Dealership managers like J.T. Laughridge are a big reason credit unions are thriving in automotive lending.
In the past, Laughridge, general manager of Terry Reid Kia in Cartersville, Ga., didn't work with credit unions much. He turned to them only when trying to finance a customer with damaged credit. But all that changed in 2009 after banks clamped down on credit.
"When conventional lending started to tighten up, we were trying to stay in business and find places to take the loans," Laughridge said. "What we found is [credit unions] have stepped up their buying to pick up the slack. That's actually helped us immensely in our business."
Credit unions are emerging from the recession as winners. Collectively, they hold a higher portion of new and used auto loans. They are writing nearly a third of new loans.

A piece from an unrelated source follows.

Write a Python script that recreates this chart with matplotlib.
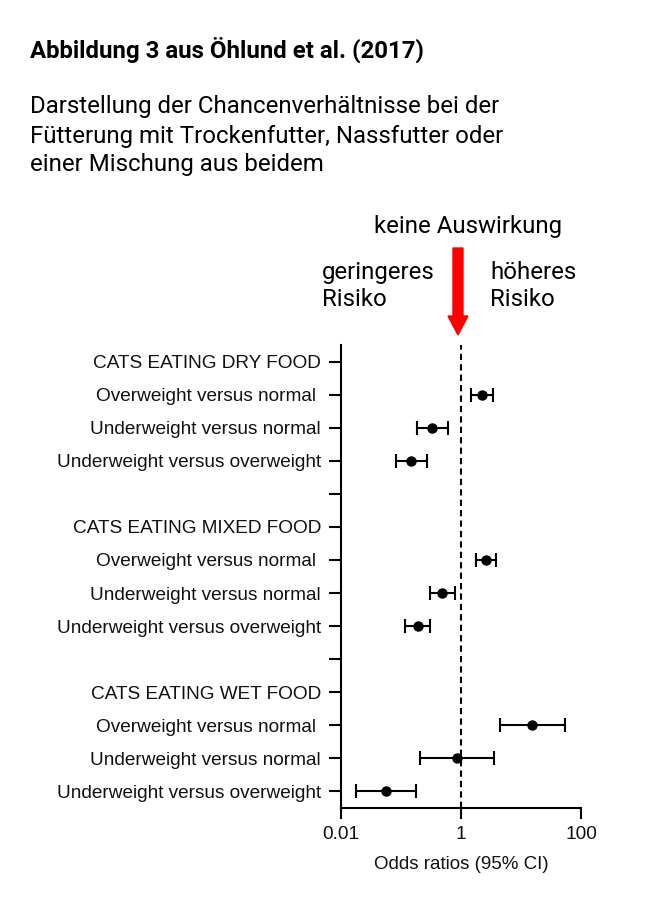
import matplotlib
matplotlib.use("Agg")
import matplotlib.pyplot as plt
import numpy as np

# rows from top to bottom; None = header/blank row without a point
row_labels = [
    "CATS EATING DRY FOOD",
    "Overweight versus normal ",
    "Underweight versus normal",
    "Underweight versus overweight",
    "",
    "CATS EATING MIXED FOOD",
    "Overweight versus normal ",
    "Underweight versus normal",
    "Underweight versus overweight",
    "",
    "CATS EATING WET FOOD",
    "Overweight versus normal ",
    "Underweight versus normal",
    "Underweight versus overweight",
]
odds_ratio = [None, 2.23, 0.33, 0.148, None, None, 2.57, 0.49, 0.189, None, None, 15.4, 0.86, 0.056]
ci_low = [None, 1.46, 0.184, 0.083, None, None, 1.75, 0.30, 0.118, None, None, 4.55, 0.211, 0.0175]
ci_high = [None, 3.4, 0.61, 0.27, None, None, 3.8, 0.80, 0.30, None, None, 55.0, 3.57, 0.177]

W, H = 651, 897
fig = plt.figure(figsize=(W / 100, H / 100), dpi=100)
fig.patch.set_facecolor("white")

# ── header texts ──────────────────────────────────────────────
fs_head = 17.3
fig.text(30 / W, 1 - 50 / H, "Abbildung 3 aus Öhlund et al. (2017)",
         fontsize=fs_head, fontweight="bold", family="Roboto", va="center")
for i, line in enumerate(["Darstellung der Chancenverhältnisse bei der",
                          "Fütterung mit Trockenfutter, Nassfutter oder",
                          "einer Mischung aus beidem"]):
    fig.text(30 / W, 1 - (107 + i * 29) / H, line, fontsize=fs_head,
             family="Roboto", va="center")

fig.text(468 / W, 1 - 226 / H, "keine Auswirkung", fontsize=fs_head,
         family="Roboto", ha="center", va="center")
fig.text(322 / W, 1 - 286 / H, "geringeres\nRisiko", fontsize=fs_head,
         family="Roboto", ha="left", va="center", linespacing=1.17)
fig.text(490 / W, 1 - 286 / H, "höheres\nRisiko", fontsize=fs_head,
         family="Roboto", ha="left", va="center", linespacing=1.17)
fig.patches.append(matplotlib.patches.FancyArrow(
    458 / W, 1 - 248 / H, 0, -(87 / H), width=10 / W, head_width=20 / W,
    head_length=19 / H, length_includes_head=True, color="#ff0000",
    transform=fig.transFigure, figure=fig))

# ── forest plot ───────────────────────────────────────────────
ax = fig.add_axes([341 / W, 1 - 808 / H, 240 / W, 463 / H])
y = np.arange(len(row_labels))
for yi, orr, lo, hi in zip(y, odds_ratio, ci_low, ci_high):
    if orr is None:
        continue
    ax.errorbar(orr, yi, xerr=[[orr - lo], [hi - orr]], fmt="o", color="black",
                markersize=6.5, elinewidth=1.5, capsize=5, capthick=1.5)

ax.axvline(1, color="black", linestyle=(0, (3, 2)), linewidth=1.5)
ax.set_xscale("log")
ax.set_xlim(0.01, 100)
ax.set_ylim(len(row_labels) - 0.5, -0.5)
ax.set_xticks([0.01, 1, 100])
ax.set_xticklabels(["0.01", "1", "100"])
ax.xaxis.set_minor_locator(matplotlib.ticker.NullLocator())
ax.set_yticks(y)
ax.set_yticklabels(row_labels)

for lab in ax.get_yticklabels() + ax.get_xticklabels():
    lab.set_family("Liberation Sans")
    lab.set_fontsize(13.7)
    lab.set_color("#111111")
ax.set_xlabel("Odds ratios (95% CI)", family="Liberation Sans", fontsize=13.5,
              labelpad=9, color="#111111")

for s in ["top", "right"]:
    ax.spines[s].set_visible(False)
for s in ["left", "bottom"]:
    ax.spines[s].set_linewidth(1.5)
ax.tick_params(axis="y", length=9, width=1.5, pad=5.4)
ax.tick_params(axis="x", length=8, width=1.5, pad=5)

fig.savefig("out.png", dpi=100)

In the fourth quarter of 2008, credit unions financed more new loans than auto manufacturers' own captive lenders and have continued to do so in every quarter since, according to Experian Information Solutions Inc., which tracks lending data.
Instead of the old-school sniping that used to go on between credit unions and dealerships, the two are partnering more often. Much of the growth by credit unions has been in indirect lending, with loans facilitated in the dealership finance and insurance office by aggregators that have automated the process.
Many credit unions also have benefited by being more liberal in their lending practices. General Motors Co. even promoted other lenders, including credit unions, for a time after former captive GMAC Financial Services cut off all but the most credit-worthy customers in late 2008.